Even if KL divergence is not a true statistical metric of spread as it is not symmetric and does not satisfy the triangle inequality, it is easy to calculate and gives decent results. Concerning the histogram intersection, it measures the area of overlap between the two probability distributions. A histogram intersection score of 0.0 represents no overlap while a score of 1.0 represents identical distributions.

Performance comparison

To test the performance of these methods we worked with a dataset of images from a crossroad in Tokyo. It consists of 635 images and to these images 55 outliers were added. The outliers range from some subtle drift in the image to not so subtle photoshops as seen in the picture below.

In order for us to be able to compare the different methods we split the dataset into a training set of 400 images and a test set of 235 images to which the 55 outliers are added for a total of 290 test images. the precision and recall of the two approaches is shown in the table below.

MODEL Precision Recall
Resnet + PCA 96% 93%
Whylogs 91% 80%

The Resnet +PCA approach is able to detect more of the drifted images and also has a higher accuracy with its predictions than the Whylogs approach. Let's dig a bit deeper into which images are and are not detected.

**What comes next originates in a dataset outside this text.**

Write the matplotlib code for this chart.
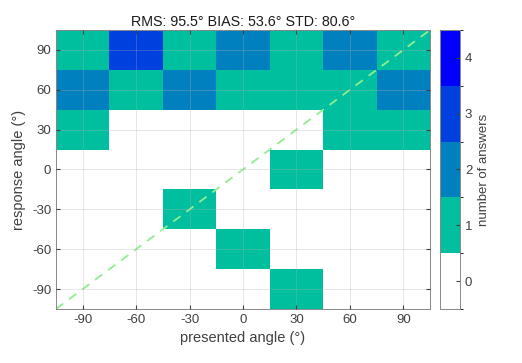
import numpy as np
import matplotlib
matplotlib.use("Agg")
import matplotlib.pyplot as plt
from matplotlib.colors import ListedColormap, BoundaryNorm

# data
angles = [-90, -60, -30, 0, 30, 60, 90]          # presented (x) and response (y)
# counts[row][col], rows = response angle from -90 up to 90
counts = [
    [0, 0, 0, 0, 1, 0, 0],   # -90
    [0, 0, 0, 1, 0, 0, 0],   # -60
    [0, 0, 1, 0, 0, 0, 0],   # -30
    [0, 0, 0, 0, 1, 0, 0],   # 0
    [1, 0, 0, 0, 0, 1, 1],   # 30
    [2, 1, 2, 1, 1, 1, 2],   # 60
    [1, 3, 1, 2, 1, 2, 1],   # 90
]
levels = [0, 1, 2, 3, 4]
title = "RMS: 95.5° BIAS: 53.6° STD: 80.6°"

plt.rcParams["font.family"] = ["Liberation Sans", "DejaVu Sans"]
plt.rcParams["axes.unicode_minus"] = False
txt = "#404040"

cmap = ListedColormap(["#ffffff", "#00bf9f", "#0080bf", "#0040df", "#0000ff"])
norm = BoundaryNorm(np.arange(-0.5, 5.0, 1.0), cmap.N)

fig = plt.figure(figsize=(5.22, 3.63), dpi=100)
ax = fig.add_axes([0.1073, 0.1488, 0.7165, 0.7686])
cax = fig.add_axes([0.843, 0.1488, 0.0383, 0.7686])

edges = np.arange(-105, 106, 30)
mesh = ax.pcolormesh(edges, edges, np.array(counts), cmap=cmap, norm=norm)
ax.plot([-105, 105], [-105, 105], ls="--", color="#90ee90", lw=1.3, dashes=(5, 4))

ax.set_xlim(-105, 105)
ax.set_ylim(-105, 105)
ax.set_xticks(angles)
ax.set_yticks(angles)
ax.grid(True, color="#b0b0b0", alpha=0.35, lw=0.6)
ax.set_axisbelow(False)
ax.tick_params(colors=txt, labelsize=9.5, length=3, direction="in", top=True, right=True)
for s in ax.spines.values():
    s.set_color("#888888")
    s.set_linewidth(0.7)
ax.set_xlabel("presented angle (°)", color=txt, fontsize=10.5)
ax.set_ylabel("response angle (°)", color=txt, fontsize=10.5)
ax.set_title(title, fontsize=10.3, color="#1a1a1a", pad=3)

cb = fig.colorbar(mesh, cax=cax, ticks=levels)
cb.ax.tick_params(colors=txt, labelsize=9.5, length=3, direction="in")
cb.outline.set_edgecolor("#888888")
cb.outline.set_linewidth(0.7)
cb.set_label("number of answers", color=txt, fontsize=9.5, labelpad=4)

fig.savefig("out.png", dpi=100)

Let's start off with the Whylogs approach. It's very lightweight and tries to detect the drift based on brightness, hue and saturation. Therefore it detects most of the drifted images that have a large change in color such as flames or Pokemon with bright strange colors. For this dataset this simple and lightweigt approach results in decent performance considering that the computational cost is rather low.

The Whylogs approach however does struggle with images were there are strange shapes present, but the color doesn't change that much. This is visible in the images it missed that are shown above. In these images the drift is happening by changing the shape of the images instead of changing the colors. Luckily the Resnet approach doesn't suffer from this.

The results showed that the Resnet has better performance than the Whylogs approach. However it does come with a greater computational cost that can be the difference maker for eventual use-cases.

While the Resnet approach is very good at finding strange shapes and objects it still struggles with a certain kind of images. In the distributions of the reconstruction error we can see that there are a small number of images very close to the decision border. These images all have drift applied to them related to a change in brightness or color.

Apart from the color images there is 1 other drifted image that is not detected by the Resnet approach. It is that small blue box in the histogram with a reconstruction error of only 11. It is a cow on the loose.

Even a Resnet can't catch this cow 

Despite the Resnet approach being very good at detecting strange shapes or objects it doesn't detect this strange cow. Why it doesn't detect it? We have not dug deeper into the data to understand the and fine tune the approach.

Luckily this escaped cow is easily detected by the Whylogs approach so there is no need to panic.

Conclusion

This blogpost was one big adventure filled with mythical creatures, crazy streets and a cow? But it most importantly showed that drift detection is not only possible for tabular data but that it can also be used for images. Both the approaches have clear advantages and disadvantages.

The Resnet while computationaly expensive provides great performance and is able to detect almost all the drifted images. However it struggles when the drift is only applied to the color space and not to the shapes in the image.

On the other-side we have the Whylogs approach which is very lightweight and bases it's decision almost completely on colors, brightness and saturation. While being lightweight the performance is still comparable to the Resnet approach. But it does struggle detecting drifted images containing unusual objects.

Luckily the two methods complement each other perfectly. The weak points of one method are the strong points of the other one.